JOB:
Only a number is wanted. Count the lines holding the string "draw".

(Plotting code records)

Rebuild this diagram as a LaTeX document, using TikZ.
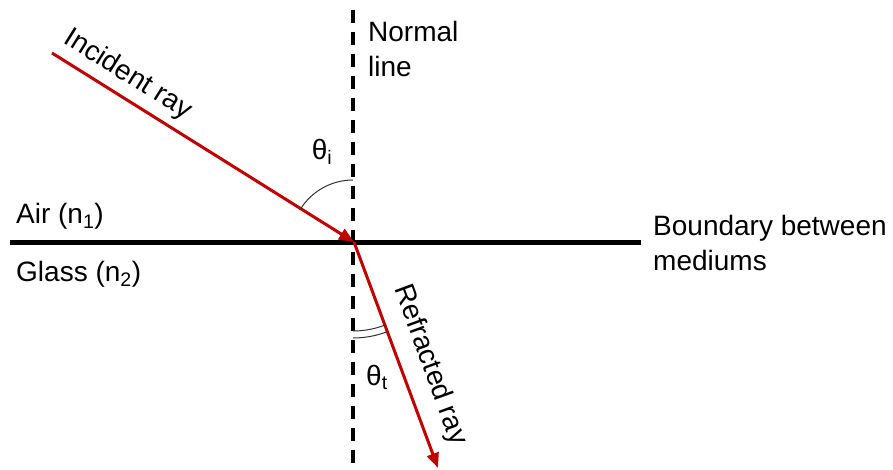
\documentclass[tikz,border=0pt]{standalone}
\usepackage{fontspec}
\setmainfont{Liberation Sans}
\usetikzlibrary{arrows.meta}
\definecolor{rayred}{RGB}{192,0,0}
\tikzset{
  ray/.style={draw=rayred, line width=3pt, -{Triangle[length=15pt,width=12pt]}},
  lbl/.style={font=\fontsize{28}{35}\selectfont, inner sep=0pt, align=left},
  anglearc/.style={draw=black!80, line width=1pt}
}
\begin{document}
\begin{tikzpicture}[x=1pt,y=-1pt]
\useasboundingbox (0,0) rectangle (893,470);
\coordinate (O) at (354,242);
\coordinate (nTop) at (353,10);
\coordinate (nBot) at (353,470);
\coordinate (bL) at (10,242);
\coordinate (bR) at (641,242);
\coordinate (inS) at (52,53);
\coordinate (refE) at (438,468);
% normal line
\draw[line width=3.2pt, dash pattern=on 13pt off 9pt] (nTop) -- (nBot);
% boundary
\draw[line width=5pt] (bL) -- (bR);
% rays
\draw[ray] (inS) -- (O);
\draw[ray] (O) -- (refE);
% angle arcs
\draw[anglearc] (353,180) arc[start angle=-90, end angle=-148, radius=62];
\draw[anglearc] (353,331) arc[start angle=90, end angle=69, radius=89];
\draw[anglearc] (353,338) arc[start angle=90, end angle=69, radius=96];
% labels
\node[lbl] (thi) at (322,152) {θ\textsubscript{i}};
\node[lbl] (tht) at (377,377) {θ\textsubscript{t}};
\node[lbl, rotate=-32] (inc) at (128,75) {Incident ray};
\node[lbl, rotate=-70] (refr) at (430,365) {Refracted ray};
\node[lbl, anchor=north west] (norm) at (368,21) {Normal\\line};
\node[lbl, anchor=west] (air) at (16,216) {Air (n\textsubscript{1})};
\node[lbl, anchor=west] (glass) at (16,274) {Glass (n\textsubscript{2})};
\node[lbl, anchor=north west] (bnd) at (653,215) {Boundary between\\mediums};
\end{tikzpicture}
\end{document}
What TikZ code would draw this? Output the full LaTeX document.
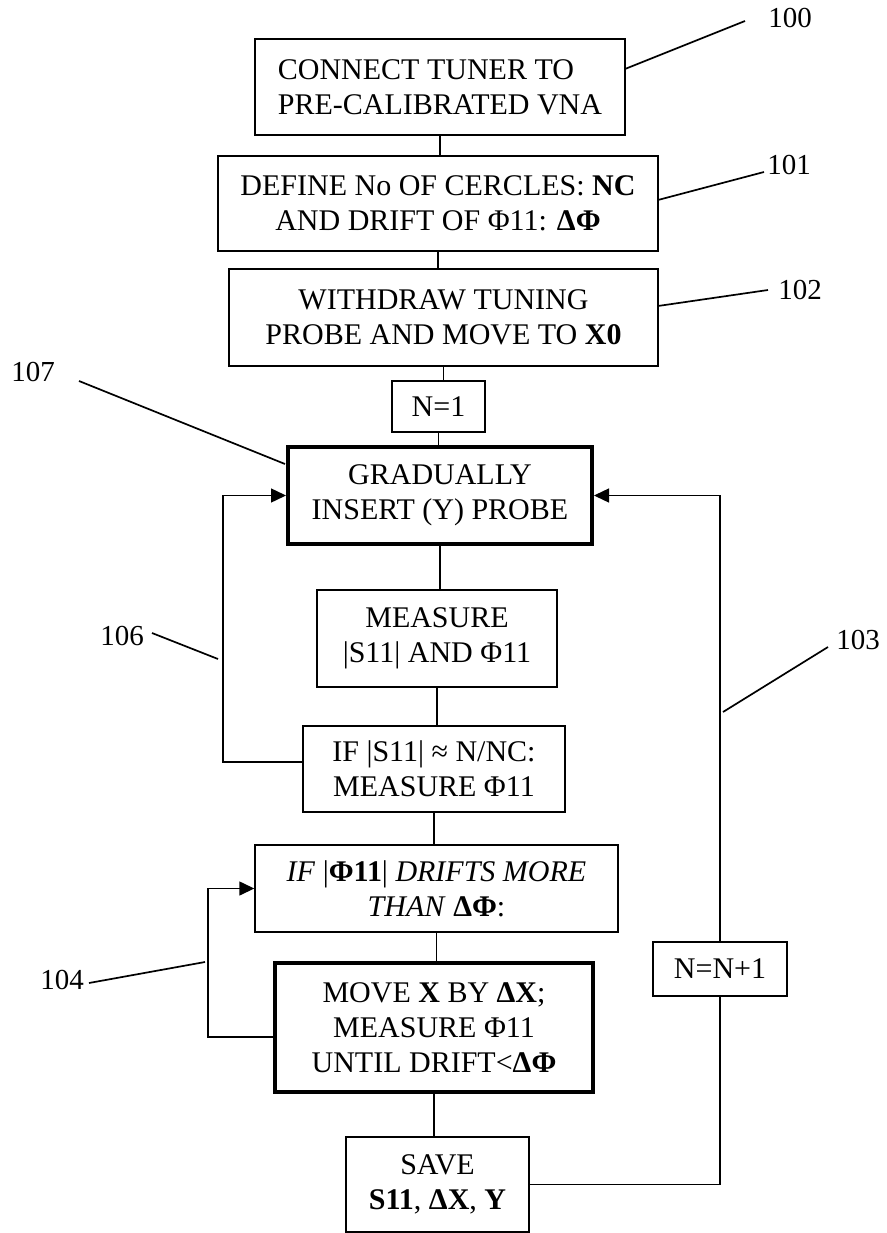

OUTPUT FOR THIS EXERCISE:
10